**Data for processing:**
* start *

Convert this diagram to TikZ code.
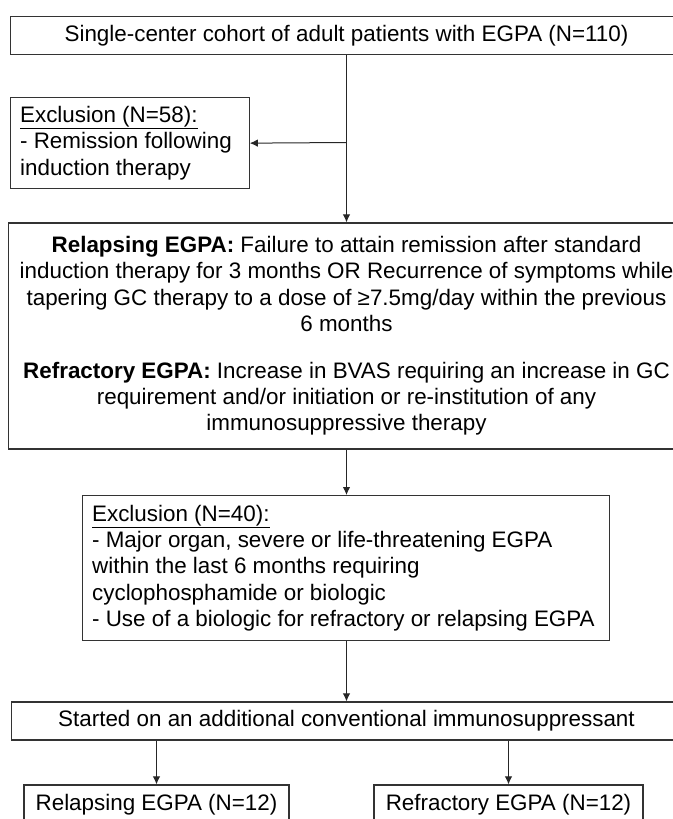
\documentclass[tikz,border=0pt]{standalone}
\usepackage{fontspec}
\setmainfont{Liberation Sans}
\usetikzlibrary{arrows.meta}
\tikzstyle{flowbox} = [draw=black!80, line width=1.3pt, inner xsep=9.5pt, inner ysep=0pt, font=\fontsize{22.4}{26.4}\selectfont]
\tikzstyle{arrow} = [draw=black!85, line width=1pt, ->, >={Latex[length=8pt,width=7.5pt]}]

\begin{document}
\begin{tikzpicture}[x=1pt,y=-1pt]
\useasboundingbox (0,0) rectangle (672,819);

%% Boxes of the flow chart
\node [flowbox, minimum width=672pt, minimum height=38pt] (cohort) at (346.5,35.5)
	{Single-center cohort of adult patients with EGPA (N=110)};

\node [flowbox, anchor=north west, text width=219.5pt, align=flush left, minimum height=91pt] (excla) at (10,97)
	{\underline{Exclusion (N=58):}\\- Remission following\\induction therapy};

\node [flowbox, minimum width=676pt, minimum height=226pt, align=center] (criteria) at (346.5,336)
	{\textbf{Relapsing EGPA:} Failure to attain remission after standard\\
	 induction therapy for 3 months OR Recurrence of symptoms while\\
	 tapering GC therapy to a dose of ≥7.5mg/day within the previous\\
	 6 months\\[20pt]
	 \textbf{Refractory EGPA:} Increase in BVAS requiring an increase in GC\\
	 requirement and/or initiation or re-institution of any\\
	 immunosuppressive therapy};

\node [flowbox, anchor=north west, text width=508pt, align=flush left, minimum height=145pt] (exclb) at (82,495)
	{\underline{Exclusion (N=40):}\\
	 - Major organ, severe or life-threatening EGPA\\
	 within the last 6 months requiring\\
	 cyclophosphamide or biologic\\
	 \mbox{- Use of a biologic for refractory or relapsing EGPA}};

\node [flowbox, minimum width=670pt, minimum height=38pt] (started) at (346.5,721)
	{Started on an additional conventional immunosuppressant};

\node [flowbox, minimum width=265pt, minimum height=40pt] (relapse) at (156.5,805)
	{Relapsing EGPA (N=12)};
\node [flowbox, minimum width=269pt, minimum height=40pt] (refract) at (508.5,805)
	{Refractory EGPA (N=12)};

%% Connectors
\coordinate (split) at (346.5,142.5);
\draw [arrow] (cohort) -- (criteria);
\draw [arrow] (split) -- (excla.east);
\draw [arrow] (criteria.south) -- (exclb.north -| criteria);
\draw [arrow] (exclb.south -| started) -- (started);
\draw [arrow] (started.south -| relapse) -- (relapse);
\draw [arrow] (started.south -| refract) -- (refract);

\end{tikzpicture}
\end{document}
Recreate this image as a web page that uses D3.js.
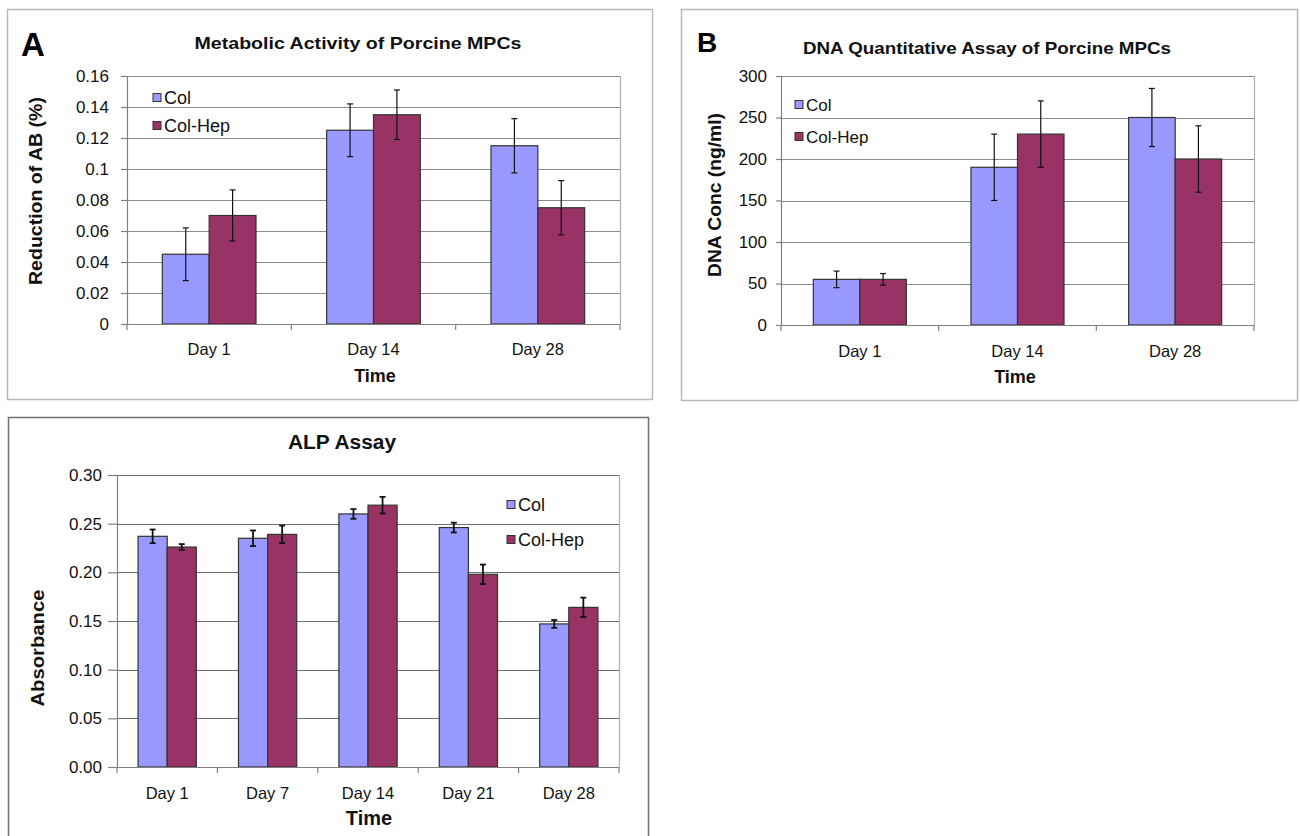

* end *

**Exercise:** Only the number is wanted: how many lines of the data contain the word "this"?

**Final result:** 2